Ini merupakan sedikit perubahan dari minggu sebelumnya ketika kemungkinan untuk pemotongan yang lebih besar berada di angka 36%. 

"Kekuatan dolar sebelumnya mencerminkan sentimen ini karena mencapai level tertinggi sejak 20 Agustus, didorong oleh peningkatan imbal hasil Treasury jangka panjang ke titik tertinggi sejak pertengahan Agustus. Kenaikan imbal hasil ini mengikuti data inflasi yang menunjukkan bahwa Fed mungkin memilih pemotongan suku bunga yang lebih kecil," papar Ibrahim.

"Hasil laporan pekerjaan yang akan datang kemungkinan akan berdampak signifikan pada lintasan dolar dalam waktu dekat. Salah satunya angka penggajian yang lebih kuat dari yang diharapkan dan tingkat pengangguran yang lebih rendah kemungkinan akan memberi pasar keyakinan yang lebih besar bahwa risiko pertumbuhan telah mereda," beber Ibrahim.

Selain itu, utang-utang di negara maju mencatat kenaikan signifikan dari 70 persen menjadi 112 persen dari produk domestik bruto (PDB), sementara di negara-negara berkembang kenaikan jumlah utang paska pandemi dari 47 persen dari PDB awal 2000 sekarang mencapai 71 persen.

 

Sanggahan: Artikel ini adalah produk jurnalistik berupa pandangan saya pribadi sebagai seorang pengamat. Analisis ini tidak bertujuan mengajak pembaca untuk membeli, menahan, atau menjual produk atau sektor transaksi terkait. 

Sesuai dengan UU PBK No.32 Tahun 1997 yang diperbaharui dengan UU No.10 Tahun 2011 bahwa transaksi di Valas beresiko tinggi dan keputusan sepenuhnya ada pada diri pembaca, sehingga kami tidak bertanggung jawab terhadap segala kerugian maupun keuntungan yang timbul dari keputusan tersebut.


Utang RI Masih terjaga

Karyawan menunjukkan uang dolar AS dan rupiah di Jakarta, Rabu (30/12/2020). Nilai tukar rupiah di pasar spot ditutup menguat 80 poin atau 0,57 persen ke level Rp 14.050 per dolar AS. (Liputan6.com/Johan Tallo)

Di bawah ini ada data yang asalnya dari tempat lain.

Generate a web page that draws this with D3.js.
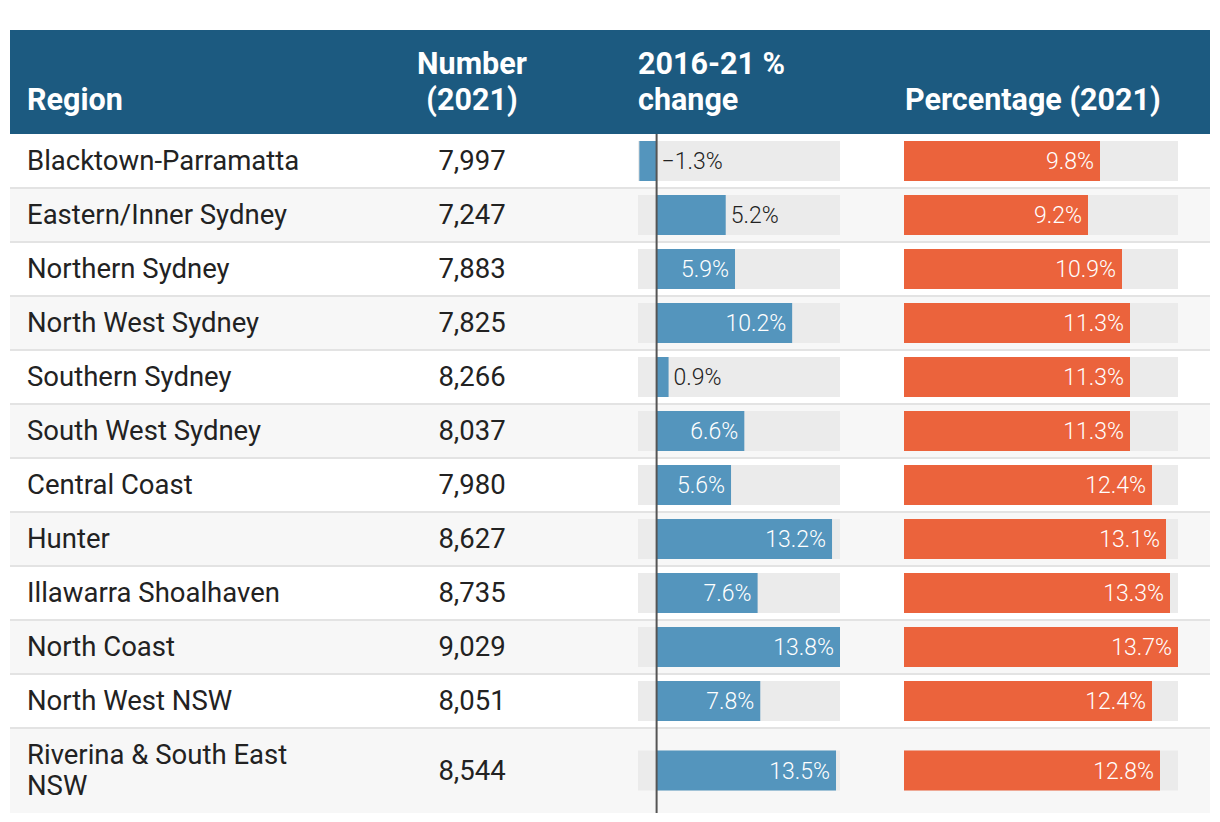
<!DOCTYPE html>
<html><head><meta charset="utf-8">
<script src="https://cdn.jsdelivr.net/npm/d3@7"></script>
<style>body{margin:0;background:#fff}svg{display:block;font-family:Roboto,sans-serif}</style>
</head><body><svg id="c" width="1220" height="822"></svg>
<script>
const regions = ["Blacktown-Parramatta","Eastern/Inner Sydney","Northern Sydney","North West Sydney","Southern Sydney","South West Sydney","Central Coast","Hunter","Illawarra Shoalhaven","North Coast","North West NSW","Riverina & South East NSW"];
const numbers = [7997,7247,7883,7825,8266,8037,7980,8627,8735,9029,8051,8544];
const changes = [-1.3,5.2,5.9,10.2,0.9,6.6,5.6,13.2,7.6,13.8,7.8,13.5];
const percents = [9.8,9.2,10.9,11.3,11.3,11.3,12.4,13.1,13.3,13.7,12.4,12.8];
const headers = [["Region"],["Number","(2021)"],["2016-21 %","change"],["Percentage (2021)"]];

const svg = d3.select("#c");
const left = 10, right = 1210, headTop = 30, headBot = 134;
const rowH = regions.map((d,i)=> i===regions.length-1 ? 85 : 54);
const rowY = []; let acc = headBot; rowH.forEach(h=>{rowY.push(acc); acc+=h;});
const bottom = acc;

const xc = d3.scaleLinear().domain([-1.4, d3.max(changes)]).range([638, 840]);
const xp = d3.scaleLinear().domain([0, d3.max(percents)]).range([904, 1178]);
const fmtN = d3.format(",");
const fmtP = v => (v<0?"\u2212":"") + Math.abs(v).toFixed(1) + "%";

// header
svg.append("rect").attr("x",left).attr("y",headTop).attr("width",right-left).attr("height",headBot-headTop).attr("fill","#1c5a80");
const hdr = svg.append("g").attr("fill","#fff").attr("font-weight",700).attr("font-size",30.5);
const hx = [{x:27,a:"start"},{x:472,a:"middle"},{x:638,a:"start"},{x:905,a:"start"}];
headers.forEach((lines,i)=>{
  lines.forEach((t,j)=>{
    hdr.append("text").attr("x",hx[i].x).attr("y",110 - (lines.length-1-j)*36)
      .attr("text-anchor",hx[i].a).text(t);
  });
});

// rows
const rows = svg.selectAll("g.row").data(regions).join("g").attr("class","row")
  .attr("transform",(d,i)=>`translate(0,${rowY[i]})`);
rows.append("rect").attr("x",left).attr("width",right-left).attr("height",(d,i)=>rowH[i])
  .attr("fill",(d,i)=> i%2 ? "#f7f7f7" : "#ffffff");
rows.filter((d,i)=>i>0).append("rect").attr("x",left).attr("width",right-left).attr("y",-1).attr("height",2).attr("fill","#e3e3e3");

rows.each(function(d,i){
  const g = d3.select(this), h = rowH[i], cy = h/2;
  const words = d === "Riverina & South East NSW" ? ["Riverina & South East","NSW"] : [d];
  words.forEach((w,j)=>{
    g.append("text").attr("x",27).attr("y",cy - 0.5 + (j-(words.length-1)/2)*31).attr("dy","0.35em")
      .attr("font-size",27.5).attr("fill","#222").text(w);
  });
  g.append("text").attr("x",472).attr("y",cy - 0.5).attr("dy","0.35em").attr("text-anchor","middle")
    .attr("font-size",27.5).attr("fill","#222").text(fmtN(numbers[i]));
  // change bar
  const v = changes[i];
  g.append("rect").attr("x",xc.range()[0]).attr("y",cy-20).attr("width",xc.range()[1]-xc.range()[0]).attr("height",40).attr("fill","#ebebeb");
  g.append("rect").attr("x",Math.min(xc(0),xc(v))).attr("y",cy-20).attr("width",Math.abs(xc(v)-xc(0))).attr("height",40).attr("fill","#5495bd");
  const inside = v >= 5.5;
  g.append("text").attr("x", inside ? xc(v)-6 : Math.max(xc(v),xc(0))+5).attr("y",cy).attr("dy","0.35em")
    .attr("text-anchor", inside ? "end":"start").attr("font-size",23).attr("font-weight",300)
    .attr("fill", inside ? "#fff" : "#222").text(fmtP(v));
  // percentage bar
  const p = percents[i];
  g.append("rect").attr("x",xp.range()[0]).attr("y",cy-20).attr("width",xp.range()[1]-xp.range()[0]).attr("height",40).attr("fill","#ebebeb");
  g.append("rect").attr("x",xp(0)).attr("y",cy-20).attr("width",xp(p)-xp(0)).attr("height",40).attr("fill","#eb633c");
  g.append("text").attr("x",xp(p)-6).attr("y",cy).attr("dy","0.35em").attr("text-anchor","end")
    .attr("font-size",23).attr("font-weight",300).attr("fill","#fff").text(fmtP(p));
});

// zero line
svg.append("line").attr("x1",xc(0)).attr("x2",xc(0)).attr("y1",headBot).attr("y2",bottom)
  .attr("stroke","#555").attr("stroke-width",2);
</script></body></html>
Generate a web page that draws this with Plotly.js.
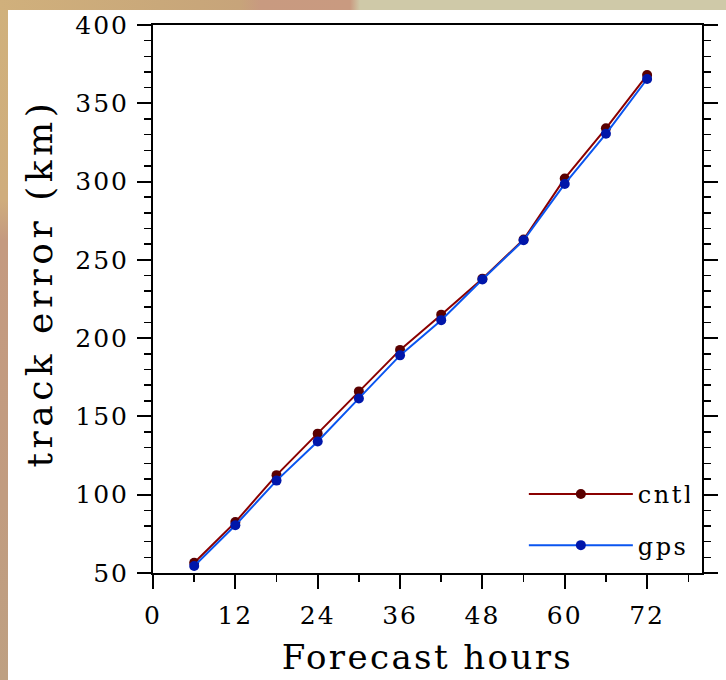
<!DOCTYPE html>
<html>
<head>
<meta charset="utf-8">
<script src="https://cdn.plot.ly/plotly-3.0.1.min.js"></script>
<style>
  html, body { margin: 0; padding: 0; width: 726px; height: 680px; overflow: hidden; }
  body {
    position: relative;
    background:
      linear-gradient(to right, #d0b07c 0px, #c9a87a 160px, #c7a47a 240px, #c89a80 260px, #c99a80 350px, #cfc9a8 360px, #cfc9a8 726px) top left / 726px 10px no-repeat,
      linear-gradient(to bottom, #d0b17c 0px, #cfad7d 200px, #c49a80 240px, #c19c80 500px, #bea082 680px);
  }
  #frame { position: absolute; left: 8px; top: 10px; right: 0; bottom: 0; background: #ffffff; }
  #chart { position: absolute; left: 0; top: 0; width: 726px; height: 680px; }
  #chart .xtick text, #chart .ytick text { letter-spacing: 2px; }
  #chart .g-xtitle text { letter-spacing: 2.4px; }
  #chart .annotation-text { letter-spacing: 4.5px; }
  #chart .legendtext { letter-spacing: 2.5px; }
</style>
</head>
<body>
<div id="frame"></div>
<div id="chart"></div>
<script>
// Forecast hours
const hours = [6, 12, 18, 24, 30, 36, 42, 48, 54, 60, 66, 72];
// Track error (km)
const cntl = [56.5, 82.5, 112.5, 139, 166, 192.5, 215, 238, 263, 302, 334, 368];
const gps  = [54.5, 80.5, 109, 134, 161.5, 189, 211.5, 237.5, 262.5, 298.5, 330.5, 365.5];
const seriesNames = ["cntl", "gps"];
const xTickVals = [0, 12, 24, 36, 48, 60, 72];
const yTickVals = [50, 100, 150, 200, 250, 300, 350, 400];

const serif = "DejaVu Serif, Liberation Serif, serif";

const traces = [
  {
    x: hours, y: cntl, name: seriesNames[0], type: "scatter", mode: "lines+markers",
    legendgroup: "a",
    line: { color: "#8a0000", width: 2 },
    marker: { color: "#5a0000", size: 10 }
  },
  {
    x: hours, y: gps, name: seriesNames[1], type: "scatter", mode: "lines+markers",
    legendgroup: "b",
    line: { color: "#0a55f0", width: 2 },
    marker: { color: "#0016aa", size: 10 }
  }
];

const layout = {
  width: 726, height: 680,
  paper_bgcolor: "rgba(0,0,0,0)",
  plot_bgcolor: "#ffffff",
  margin: { l: 153, r: 24, t: 25, b: 107 },
  font: { family: serif, color: "#000000" },
  showlegend: true,
  legend: {
    x: 0.6755, y: 0.097, xanchor: "left", yanchor: "middle",
    bgcolor: "rgba(0,0,0,0)", borderwidth: 0,
    font: { family: serif, size: 24, color: "#000000" },
    itemwidth: 104, tracegroupgap: 17,
    itemclick: false
  },
  xaxis: {
    range: [0, 80],
    tickmode: "array", tickvals: xTickVals, ticktext: xTickVals.map(String),
    ticks: "outside", ticklen: 14, tickwidth: 2, tickcolor: "#000",
    ticklabelstandoff: 5,
    showline: true, linecolor: "#000", linewidth: 2, mirror: true,
    showgrid: false, zeroline: false,
    tickfont: { family: serif, size: 25, color: "#000" },
    minor: { dtick: 6, tick0: 0, ticks: "outside", ticklen: 7, tickwidth: 1.5, tickcolor: "#000", showgrid: false },
    title: { text: "Forecast hours", font: { family: serif, size: 34, color: "#000" }, standoff: 16 }
  },
  yaxis: {
    range: [50, 400],
    tickmode: "array", tickvals: yTickVals, ticktext: yTickVals.map(String),
    ticks: "outside", ticklen: 14, tickwidth: 2, tickcolor: "#000",
    ticklabelstandoff: 3,
    showline: true, linecolor: "#000", linewidth: 2, mirror: "ticks",
    showgrid: false, zeroline: false,
    tickfont: { family: serif, size: 25, color: "#000" },
    minor: { dtick: 10, tick0: 0, ticks: "outside", ticklen: 7, tickwidth: 1.5, tickcolor: "#000", showgrid: false }
  },
  annotations: [
    {
      text: "track error (km)", xref: "paper", yref: "paper",
      x: -0.206, y: 0.53, xanchor: "center", yanchor: "middle",
      textangle: -90, showarrow: false,
      font: { family: serif, size: 36, color: "#000" }
    }
  ]
};

Plotly.newPlot("chart", traces, layout, { displayModeBar: false, staticPlot: true });
</script>
</body>
</html>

Sedangkan Utang Indonesia relatif terjaga di tengah ketidakpastian global dan tingginya tensi geopolitik di dunia. 

Data pemerintah menunjukkan bahwa, hakhir Juli 2024, rasio utang kembali turun menjadi 38,68 persen yang berarti masih jauh di bawah batas  aman yakni 60 persen sebagaimana diatur dalam Undang-undang Nomor 17 Tahun 2003 tentang Keuangan Negara.

 Lonjakan utang di berbagai negara tersebut disebabkan oleh ruang fiskal dan ruang moneter yang menjadi sangat menyempit akibat kondisi seluruh dunia yang belum sepenuhnya pulih paskapandemi, dan terjadinya perang serta tensi geopolitik.

 "Secara global kondisi 2024 belum menunjukkan adanya perbaikan dikarenakan situasi global masih sama dan bahkan cenderung meruncing karena tensi geopolitik dan peperangan di sejumlah negara," Ibrahim menyoroti.

 


Disrupsi Konflik Picu Kenaikan Inflasi

Ilustrasi Konsep Inflasi Credit: pexels.com/pixabay

Lebih lanjut, disrupsi akibat terjadinya perang mengakibatkan inflasi meningkat tinggi dan diikuti dengan suku bunga global yang melonjak tinggi, meskipun mulai September 2024 akan terjadi penurunan suku bunga terutama di Amerika Serikat.

Perang juga bisa menyebabkan disrupsi suplai sehingga harga komoditas melonjak tinggi. Sehingga berdampak terhadap pertumbuhan ekonomi dunia melemah.

Dana Moneter Internasional (IMF) memprediksi pertumbuhan ekonomi global pada 2024 hanya sebesar 3,2 persen lebih rendah dari tahun lalu, dan pada 2025 akan tumbuh 3,3 persen sama seperti tahun 2023.